According to J.O.K. Walsh, president of the Caroline County Historical Society, Tubman's best-known rescues took place in Poplar Neck, southwest of Preston. Her father's home, in fact, was in Caroline County, and the historical society recently won a $10,000 grant to hire a historian to find the site and document the evidence.

"Everybody thought Harriet's actions were centered in Dorchester," Walsh said. "And we found out that a major portion of her activities took place here. The truth of the matter is that county lines didn't mean that much to Harriet and her operations, but these days, it's more important to us."

There is also something else new and unusual stirring from the research, an attitude that even Larson might find refreshing.

Jay Meredith, a descendant of a Dorchester County slaveholding family, has renovated an old country store on his family property where Tubman, as an adolescent, is thought to have sustained a blow to the head that possibly caused her to have religious visions and to suffer debilitating seizures for most of her adult life. Unlike his father and grandfather, Meredith has opened the store for tourists and uses it to prompt public conversations about the role of slavery in the county's history. He wants it all out in the open.

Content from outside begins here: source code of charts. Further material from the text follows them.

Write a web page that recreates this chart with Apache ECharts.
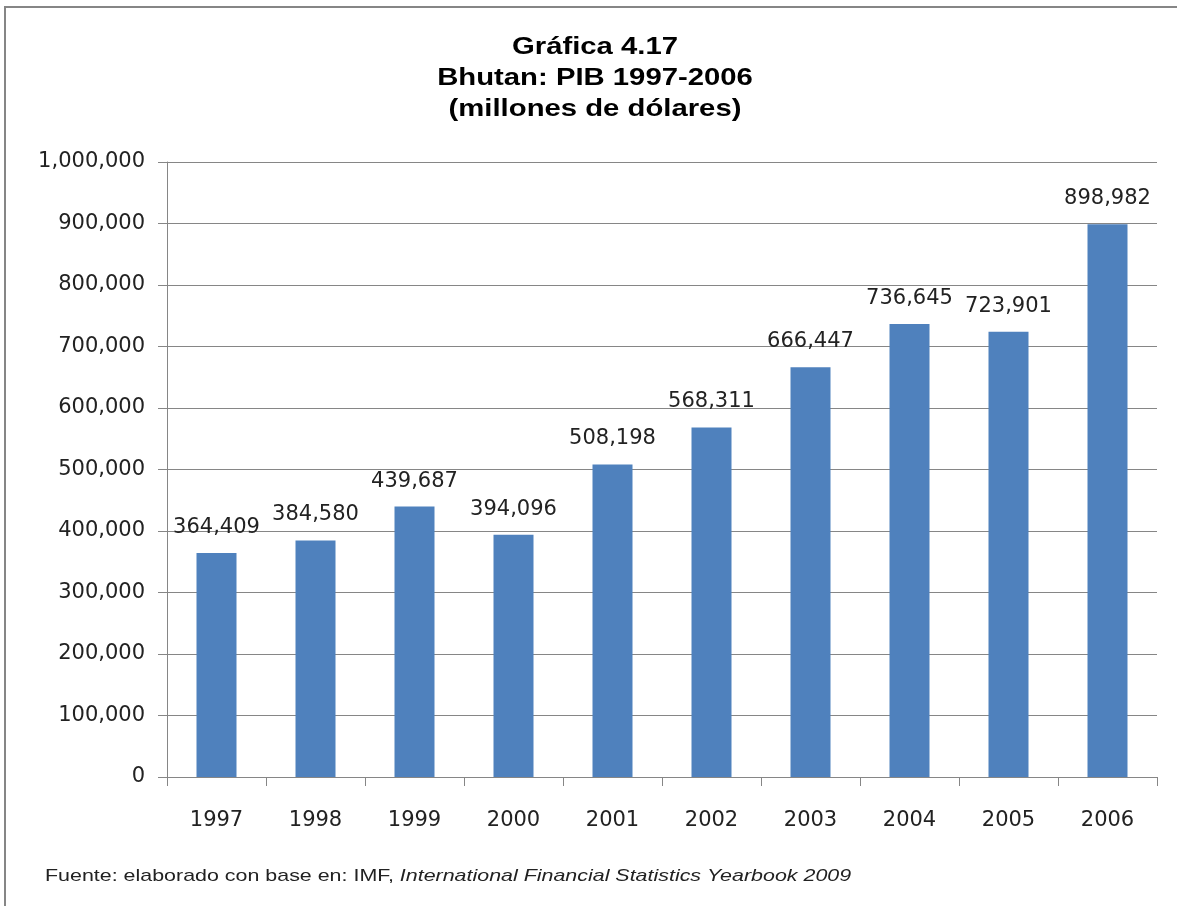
<!DOCTYPE html>
<html><head><meta charset="utf-8">
<script src="https://cdn.jsdelivr.net/npm/echarts@6/dist/echarts.min.js"></script>
<style>html,body{margin:0;padding:0;background:#fff}#c{width:1177px;height:906px}</style>
</head><body><div id="c"></div>
<script>
const categories = ['1997','1998','1999','2000','2001','2002','2003','2004','2005','2006'];
const values = [364409,384580,439687,394096,508198,568311,666447,736645,723901,898982];
const titleLines = ['Gráfica 4.17','Bhutan: PIB 1997-2006','(millones de dólares)'];
const footerPlain = 'Fuente: elaborado con base en: IMF, ';
const footerItalic = 'International Financial Statistics Yearbook 2009';
const fmt = v => v.toLocaleString('en-US');
const chart = echarts.init(document.getElementById('c'));
const titleY = [47, 78, 109];
const titleGraphics = titleLines.map((t, i) => ({
  type:'text', x:595, y:titleY[i], scaleX:1.22,
  style:{text:t, x:0, y:0, align:'center', verticalAlign:'middle',
    fontFamily:'Liberation Sans', fontWeight:'bold', fontSize:24, fill:'#000'}
}));
chart.setOption({
  animation:false,
  backgroundColor:'#fff',
  graphic:[
    {type:'rect',shape:{x:5,y:7,width:1180,height:920},style:{fill:'none',stroke:'#868686',lineWidth:2},z:-1},
    ...titleGraphics,
    {type:'text',x:45,y:876,scaleX:1.26,style:{
      x:0,y:0,verticalAlign:'middle',
      rich:{a:{fontFamily:'Liberation Sans',fontSize:17,fill:'#222'},b:{fontFamily:'Liberation Sans',fontSize:17,fontStyle:'italic',fill:'#222'}},
      text:'{a|' + footerPlain + '}{b|' + footerItalic + '}'
    }}
  ],
  grid:{left:167,right:20,top:162,bottom:129},
  xAxis:{
    type:'category',data:categories,
    axisLine:{lineStyle:{color:'#868686',width:1}},
    axisTick:{show:true,length:9,lineStyle:{color:'#868686'}},
    axisLabel:{fontFamily:'DejaVu Sans',fontSize:21,color:'#222',margin:33}
  },
  yAxis:{
    type:'value',min:0,max:1000000,interval:100000,
    axisLine:{show:true,lineStyle:{color:'#868686'}},
    axisTick:{show:true,length:9,lineStyle:{color:'#868686'}},
    splitLine:{lineStyle:{color:'#868686',width:1}},
    axisLabel:{fontFamily:'DejaVu Sans',fontSize:21,color:'#222',margin:22,formatter:fmt}
  },
  series:[{
    type:'bar',data:values,barWidth:40,
    itemStyle:{color:'#4F81BD'},
    label:{show:true,position:'top',distance:15,fontFamily:'DejaVu Sans',fontSize:21,color:'#222',formatter:p=>fmt(p.value)}
  }]
});
</script></body></html>
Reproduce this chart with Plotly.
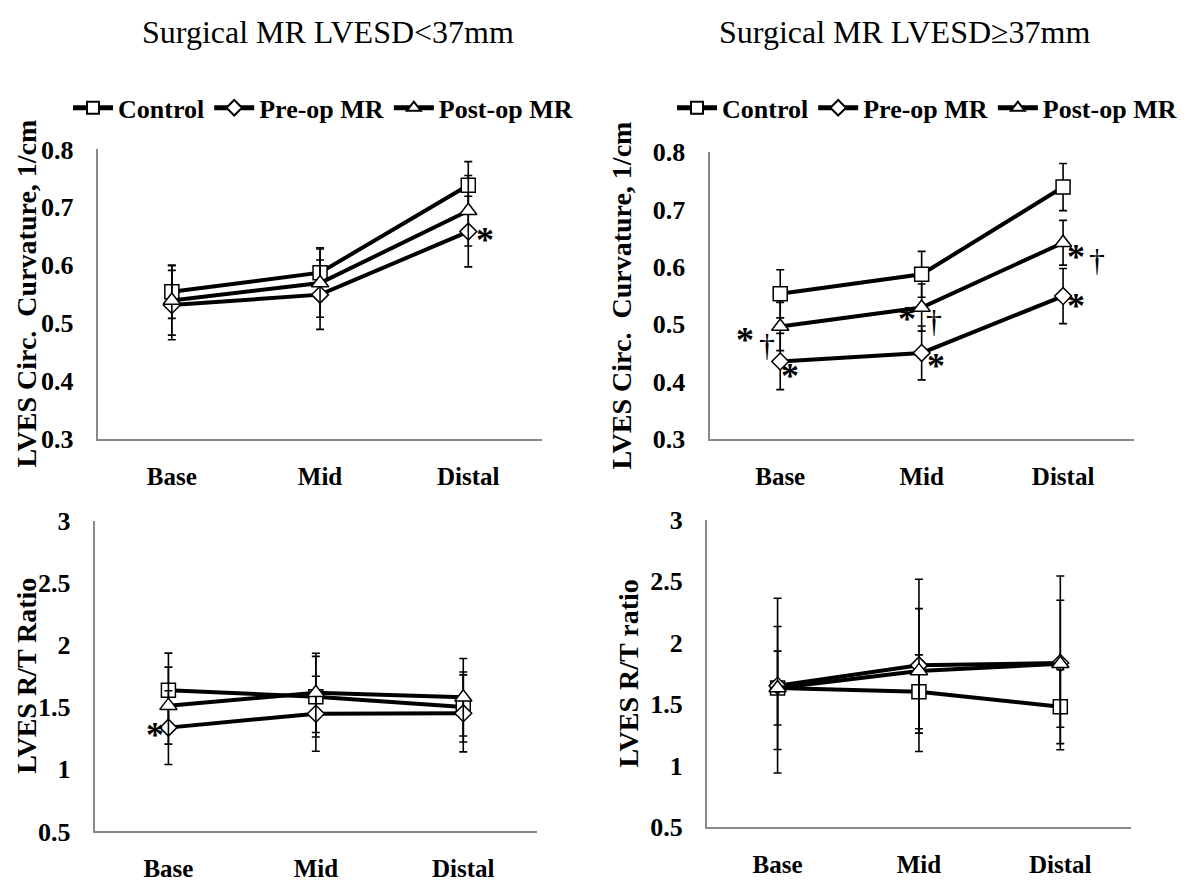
import plotly.graph_objects as go

# ---------------- data ----------------
segments = ["Base", "Mid", "Distal"]
series_names = ["Control", "Pre-op MR", "Post-op MR"]

# Surgical MR LVESD<37mm : LVES circumferential curvature (1/cm)
small_curv_control = [0.554, 0.587, 0.738]
small_curv_control_err = [0.046, 0.043, 0.041]
small_curv_preop = [0.531, 0.549, 0.658]
small_curv_preop_err = [0.060, 0.060, 0.061]
small_curv_postop = [0.539, 0.569, 0.694]
small_curv_postop_err = [0.060, 0.059, 0.061]

# Surgical MR LVESD>=37mm : LVES circumferential curvature (1/cm)
large_curv_control = [0.553, 0.587, 0.739]
large_curv_control_err = [0.042, 0.040, 0.041]
large_curv_preop = [0.435, 0.450, 0.549]
large_curv_preop_err = [0.049, 0.047, 0.048]
large_curv_postop = [0.496, 0.529, 0.642]
large_curv_postop_err = [0.042, 0.041, 0.039]

# Surgical MR LVESD<37mm : LVES R/T ratio
small_rt_control = [1.636, 1.585, 1.502]
small_rt_control_err = [0.300, 0.325, 0.282]
small_rt_preop = [1.336, 1.448, 1.451]
small_rt_preop_err = [0.297, 0.302, 0.310]
small_rt_postop = [1.513, 1.616, 1.581]
small_rt_postop_err = [0.310, 0.319, 0.312]

# Surgical MR LVESD>=37mm : LVES R/T ratio
large_rt_control = [1.632, 1.601, 1.480]
large_rt_control_err = [0.300, 0.300, 0.300]
large_rt_preop = [1.651, 1.816, 1.836]
large_rt_preop_err = [0.710, 0.700, 0.706]
large_rt_postop = [1.632, 1.771, 1.829]
large_rt_postop_err = [0.500, 0.506, 0.516]

curv_ticks = [0.3, 0.4, 0.5, 0.6, 0.7, 0.8]
rt_ticks = [0.5, 1, 1.5, 2, 2.5, 3]
rt_ticktext = ["0.5", "1", "1.5", "2", "2.5", "3"]

panel_titles = ["Surgical MR LVESD&lt;37mm", "Surgical MR LVESD\u226537mm"]
curv_title = "LVES Circ.\u00a0 Curvature, 1/cm"
rt_titles = ["LVES R/T Ratio", "LVES R/T ratio"]

# significance marks: (panel, series index, segment index, text, xshift, yshift)
sig_marks = [
    (1, 1, 2, "*", 17, -8),
    (2, 1, 0, "*", 10, -14),
    (2, 2, 0, "*", -35, -13),
    (2, 2, 0, "\u2020", -13, -18),
    (2, 2, 1, "*", -15, -11),
    (2, 2, 1, "\u2020", 12, -13),
    (2, 1, 1, "*", 14, -13),
    (2, 2, 2, "*", 13, -14),
    (2, 2, 2, "\u2020", 34, -17),
    (2, 1, 2, "*", 13, -10),
    (3, 1, 0, "*", -13, -7),
]

# ---------------- figure ----------------
FONT = "Liberation Serif"
W, H = 1188, 890
symbols = ["square", "diamond", "triangle-up"]
msizes = [14, 13, 15]

panels = [
    ([small_curv_control, small_curv_preop, small_curv_postop],
     [small_curv_control_err, small_curv_preop_err, small_curv_postop_err]),
    ([large_curv_control, large_curv_preop, large_curv_postop],
     [large_curv_control_err, large_curv_preop_err, large_curv_postop_err]),
    ([small_rt_control, small_rt_preop, small_rt_postop],
     [small_rt_control_err, small_rt_preop_err, small_rt_postop_err]),
    ([large_rt_control, large_rt_preop, large_rt_postop],
     [large_rt_control_err, large_rt_preop_err, large_rt_postop_err]),
]

fig = go.Figure()
for p, (vals, errs) in enumerate(panels, start=1):
    ax = "" if p == 1 else str(p)
    for i, name in enumerate(series_names):
        fig.add_trace(go.Scatter(
            x=segments, y=vals[i], name=name,
            xaxis="x" + ax, yaxis="y" + ax,
            mode="lines+markers",
            line=dict(color="black", width=4),
            marker=dict(symbol=symbols[i], size=msizes[i], color="white",
                        line=dict(color="black", width=1.5)),
            error_y=dict(type="data", array=errs[i], visible=True,
                         color="black", thickness=1.6, width=4),
            showlegend=p in (1, 2),
            legend="legend" if p == 1 else "legend2",
        ))

# pixel geometry of the four plot areas (left, right, top, bottom)
boxes = {
    1: (97.7, 542.4, 140.0, 439.0),
    2: (709.5, 1133.8, 142.7, 439.3),
    3: (94.7, 537.0, 524.0, 845.0),
    4: (706.9, 1131.0, 522.7, 840.7),
}

axis_common = dict(showline=True, linecolor="#898989", linewidth=2,
                   showgrid=False, zeroline=False, ticks="",
                   tickfont=dict(family=FONT, size=25, color="black", weight="bold"))

layout_axes = {}
for p, (l, r, t, b) in boxes.items():
    ax = "" if p == 1 else str(p)
    layout_axes["xaxis" + ax] = dict(
        axis_common, domain=[l / W, r / W], anchor="y" + ax,
        type="category", range=[-0.5, 2.5], ticklabelstandoff=14)
    yd = dict(axis_common, domain=[1 - b / H, 1 - t / H], anchor="x" + ax,
              ticklabelstandoff=17)
    yd["tickfont"] = dict(family=FONT, size=26, color="black", weight="bold")
    if p in (1, 2):
        yd.update(range=[0.3, 0.8], tickvals=curv_ticks, tickformat=".1f")
    else:
        yd.update(range=[0.5, 3], tickvals=rt_ticks, ticktext=rt_ticktext)
    layout_axes["yaxis" + ax] = yd

annotations = []
# panel titles
for cx, txt in zip([327.7, 904.0], panel_titles):
    annotations.append(dict(text=txt, xref="paper", yref="paper",
                            x=cx / W, y=1 - 19 / H, xanchor="center", yanchor="middle",
                            showarrow=False,
                            font=dict(family=FONT, size=32, color="black")))
# y-axis titles
ytitle_x = {1: 26.5, 2: 622.0, 3: 26.5, 4: 628.0}
ytitles = {1: curv_title, 2: curv_title, 3: rt_titles[0], 4: rt_titles[1]}
for p in boxes:
    ax = "" if p == 1 else str(p)
    annotations.append(dict(text=ytitles[p], xref="paper", yref="y" + ax + " domain",
                            x=ytitle_x[p] / W, y=0.5, xanchor="center", yanchor="middle",
                            textangle=-90, showarrow=False,
                            font=dict(family=FONT, size=28, color="black", weight="bold")))
# significance marks
for p, si, gi, txt, dx, dy in sig_marks:
    ax = "" if p == 1 else str(p)
    is_star = txt == "*"
    annotations.append(dict(text=txt, xref="x" + ax, yref="y" + ax,
                            x=segments[gi], y=panels[p - 1][0][si][gi],
                            xshift=dx, yshift=dy, xanchor="center", yanchor="middle",
                            showarrow=False,
                            font=dict(family=FONT, size=36 if is_star else 32, color="black",
                                      weight="bold" if is_star else "normal")))

legend_style = dict(orientation="h", xanchor="left", yanchor="middle",
                    font=dict(family=FONT, size=26, color="black", weight="bold"),
                    bgcolor="rgba(0,0,0,0)", borderwidth=0, itemwidth=40,
                    itemsizing="constant",
                    itemclick=False, itemdoubleclick=False)

fig.update_layout(
    width=W, height=H,
    margin=dict(l=0, r=0, t=0, b=0),
    paper_bgcolor="white", plot_bgcolor="white",
    font=dict(family=FONT, color="black"),
    legend=dict(legend_style, x=68 / W, y=1 - 97 / H),
    legend2=dict(legend_style, x=672 / W, y=1 - 97 / H),
    annotations=annotations,
    **layout_axes,
)

fig.write_html("out.html", config={"displayModeBar": False},
               post_script="document.body.style.margin='0';")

"The previous generations here had recollections of this history or were told stories firsthand, and a lot of people were just ashamed of it or wished that if they didn't talk about it, it would just go away," Meredith said.

"But with my generation, seeing people like Kate Larson and other people doing this deep research, we're beginning to open the doors on this stuff and look at the facts and ask questions. I think that's good. They're bringing it out in a way that, finally, we can really discuss it."